Изменить размер шрифта - +
Чертков отказался показать Льву Николаевичу эту телеграмму. Вечером пятого ноября в Астапове появился оптинский старец игумен Варсонофий. Он сразу обратился к жандармскому офицеру, который ведал наблюдением за домом. Миссия старца состояла в том, чтобы попасть к Толстому и попытаться убедить его вернуться в лоно Церкви. Но близкие и врачи категорически воспротивились этому визиту. Игумен Варсонофий тем не менее остался в Астапове, создав немалые проблемы – его негде было разместить. Залы ожидания, служебные помещения, вагоны, все было переполнено. Пришлось ему довольствоваться кушеткой в одной из комнат для проезжающих дам. Вопреки здравому смыслу, он продолжал надеяться, что в последнюю минуту его все же допустят ко Льву Николаевичу. Архиепископ Рязанский смотрел на вещи более трезво, напомнив местным священникам, что отлученный не имеет права на церковное отпевание. И все-таки многие представители церкви пытались обратиться к писателю со словами увещевания. Но они до него не доходили.
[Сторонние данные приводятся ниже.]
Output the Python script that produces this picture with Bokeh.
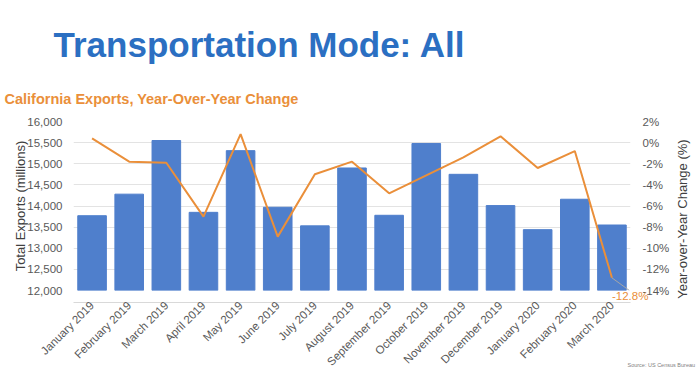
import math
from bokeh.plotting import figure
from bokeh.models import (Range1d, LinearAxis, FixedTicker, NumeralTickFormatter,
                          PrintfTickFormatter, Label, Title)
from bokeh.embed import file_html
from bokeh.resources import INLINE

# ---- data ----
months = ["January 2019", "February 2019", "March 2019", "April 2019", "May 2019",
          "June 2019", "July 2019", "August 2019", "September 2019", "October 2019",
          "November 2019", "December 2019", "January 2020", "February 2020", "March 2020"]
exports = [13770, 14280, 15550, 13850, 15310, 13970, 13530, 14900, 13780, 15480,
           14750, 14010, 13440, 14160, 13550]
yoy = [0.4, -1.8, -1.9, -7.0, 0.8, -8.9, -3.0, -1.8, -4.8, -3.1, -1.4, 0.6, -2.4, -0.8, -12.8]
left_ticks = [12000, 12500, 13000, 13500, 14000, 14500, 15000, 15500, 16000]
right_ticks = [-14, -12, -10, -8, -6, -4, -2, 0, 2]

idx = list(range(len(months)))
y_lo, y_hi = left_ticks[0], left_ticks[-1]
p_lo, p_hi = right_ticks[0], right_ticks[-1]

BLUE = "#4F7FCC"
ORANGE = "#EA8F3A"
GRID = "#E3E3E3"
TXT = "#595959"

p = figure(width=700, height=381, output_backend="svg", toolbar_location=None,
           x_range=Range1d(-0.5, len(months) - 0.5), y_range=Range1d(y_lo, y_hi),
           min_border_left=73, min_border_right=70, min_border_top=121, min_border_bottom=91)
p.outline_line_color = None
p.background_fill_color = "white"
p.border_fill_color = "white"
p.extra_y_ranges = {"pct": Range1d(p_lo, p_hi)}

p.vbar(x=idx, top=exports, bottom=y_lo, width=0.77, fill_color=BLUE, line_color=BLUE)
p.line(idx, yoy, y_range_name="pct", line_color=ORANGE, line_width=2)
p.segment(x0=[idx[-1]], y0=[yoy[-1]], x1=[idx[-1] + 0.47], y1=[p_lo], y_range_name="pct",
          line_color="#A6A6A6", line_width=1)

# axes
xa = p.xaxis[0]
xa.ticker = FixedTicker(ticks=idx)
xa.major_label_overrides = {i: m for i, m in zip(idx, months)}
xa.major_label_orientation = math.pi / 4
xa.major_label_text_font_size = "11.5px"
xa.major_label_text_color = TXT
xa.major_label_standoff = 1
xa.axis_line_color = "#D9D9D9"
xa.major_tick_line_color = None
xa.minor_tick_line_color = None
xa.major_tick_out = 0
xa.major_tick_in = 0
xa.minor_tick_out = 0

ya = p.yaxis[0]
ya.ticker = FixedTicker(ticks=left_ticks)
ya.formatter = NumeralTickFormatter(format="0,0")
ya.major_label_text_font_size = "11.5px"
ya.major_label_text_color = TXT
ya.major_label_standoff = 11
ya.axis_line_color = None
ya.major_tick_line_color = None
ya.minor_tick_line_color = None
ya.major_tick_out = 0
ya.major_tick_in = 0
ya.minor_tick_out = 0
ya.axis_label = "Total Exports (millions)"
ya.axis_label_text_font_size = "13px"
ya.axis_label_text_font_style = "normal"
ya.axis_label_text_color = "#404040"
ya.axis_label_standoff = -4

ra = LinearAxis(y_range_name="pct", ticker=FixedTicker(ticks=right_ticks),
                formatter=PrintfTickFormatter(format="%d%%"))
ra.major_label_text_font_size = "11.5px"
ra.major_label_text_color = TXT
ra.major_label_standoff = 12
ra.axis_line_color = None
ra.major_tick_line_color = None
ra.minor_tick_line_color = None
ra.major_tick_out = 0
ra.major_tick_in = 0
ra.minor_tick_out = 0
p.add_layout(ra, "right")

# right axis title, reading bottom to top (placed in the right side panel)
ra_title = Label(x=15.9, y=13690, text="Year-over-Year Change (%)", angle=math.pi / 2,
                 text_font_size="13px", text_color="#404040",
                 text_align="center", text_baseline="middle")
p.add_layout(ra_title, "right")

p.xgrid.grid_line_color = None
p.ygrid.grid_line_color = GRID

# titles (side panels, so they are not clipped)
p.add_layout(Title(text="California Exports, Year-Over-Year Change", align="left",
                   offset=-69, text_font_size="14.5px", text_font_style="bold",
                   text_color=ORANGE, standoff=29), "above")
p.add_layout(Title(text="Transportation Mode: All", align="left", offset=-20,
                   text_font_size="35px", text_font_style="bold",
                   text_color="#2B6FC2", standoff=21), "above")

# data label and source note in the bottom panel stack
pct_lbl = Label(x=idx[-1], y=yoy[-1], y_range_name="pct", text=f"{yoy[-1]}%",
                y_offset=-12, text_baseline="top", text_align="left",
                text_font_size="11.5px", text_color=ORANGE)
src_lbl = Label(x=554, x_units="screen", y=10240, y_units="data",
                text="Source: US Census Bureau", text_font_size="5.5px",
                text_color="#7F7F7F", text_baseline="middle")
p.below = [pct_lbl] + list(p.below) + [src_lbl]

open("out.html", "w").write(file_html(p, INLINE))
Шестого в Астапово приехали доктора Усов и Щуровский – их вызвали дети Толстого. Чем меньше шансов было спасти его, тем больше врачей собиралось вокруг. Теперь их было шестеро: Усов, Щуровский, Никитин, Беркенгейм, Семеновский, Маковицкий. Начальнику вокзала пришлось предоставить весь свой дом тем, кто занимался больным, а самому с семейством перебраться в домик стрелочника.

Температура упала до 37,2, но Лев Николаевич был так слаб, что рассчитывать на спасение не приходилось. Таня и Саша не отходили от него. Вдруг он сказал Тане: «И вот конец, и… ничего».

Потом, когда Саша стала поправлять подушки, приподнялся и твердо произнес: «Нет. Нет, только одно советую вам помнить, что на свете есть много людей, кроме Льва Толстого, а вы смотрите только на одного Льва».

Опустился, измученный этим усилием. Нос и руки его посинели. Решили, что это конец. К дому подошли Софья Андреевна и сыновья. Но врачи делали инъекции камфары и давали кислород. Три брата и мать вновь вынуждены были удалиться в свой вагон. Через двадцать минут Толстой пришел в себя. Снова беспокойно задвигался, застонал. Склонившись над ним, Сергей расслышал: «Ах, гадко… Тяжело… Я пойду куда-нибудь, чтобы никто не мешал. Оставьте меня в покое». И неожиданно громким, грубым мужицким голосом сказал: «Удирать, надо удирать».

К вечеру началась икота, шестьдесят раз в минуту. Тело его сотрясалось все – от макушки до пяток. Хотел сесть, чтобы удобнее было дышать, но не мог пошевелиться. Укол морфия успокоил его.

Узнав, что состояние Льва Николаевича безнадежно, игумен Варсонофий возобновил попытки пройти к нему, попросил свидания с Сашей, видя в ее молодости залог чувствительности. Та ответила запиской: «Простите, батюшка, что не исполняю вашей просьбы и не прихожу побеседовать с вами. Я в данное время не могу отойти от больного отца, которому поминутно нужна. Прибавить к тому, что вы слышали от всей нашей семьи, я ничего не могу. Мы, все семейные, единогласно решили, впереди всех других соображений, подчиниться воле и желанию отца, каковы бы они ни были».

Эту волю и это пожелание он четко выразил на страницах своего дневника двадцать второго января 1909 года: «…возвратиться к Церкви, причаститься перед смертью, я так же не могу, как не могу перед смертью говорить похабные слова или смотреть похабные картинки…»

Но когда он тяжело заболел в Гаспре, двадцать девятого ноября 1901 года записал: «Когда я буду умирать, я желал бы, чтобы меня спросили: продолжаю ли я понимать жизнь так же, как я понимал ее, что она есть приближение к Богу, увеличение любви… Если не буду в силах говорить, то если да, то закрою глаза, если нет, то подниму их кверху».

И хотя каждый из его окружения читал и перечитывал его дневник, никто не задал ему этого вопроса. Для толстовцев важно было, чтобы в момент слабости Лев Николаевич не стал противоречить тому, что высказал в своем творчестве.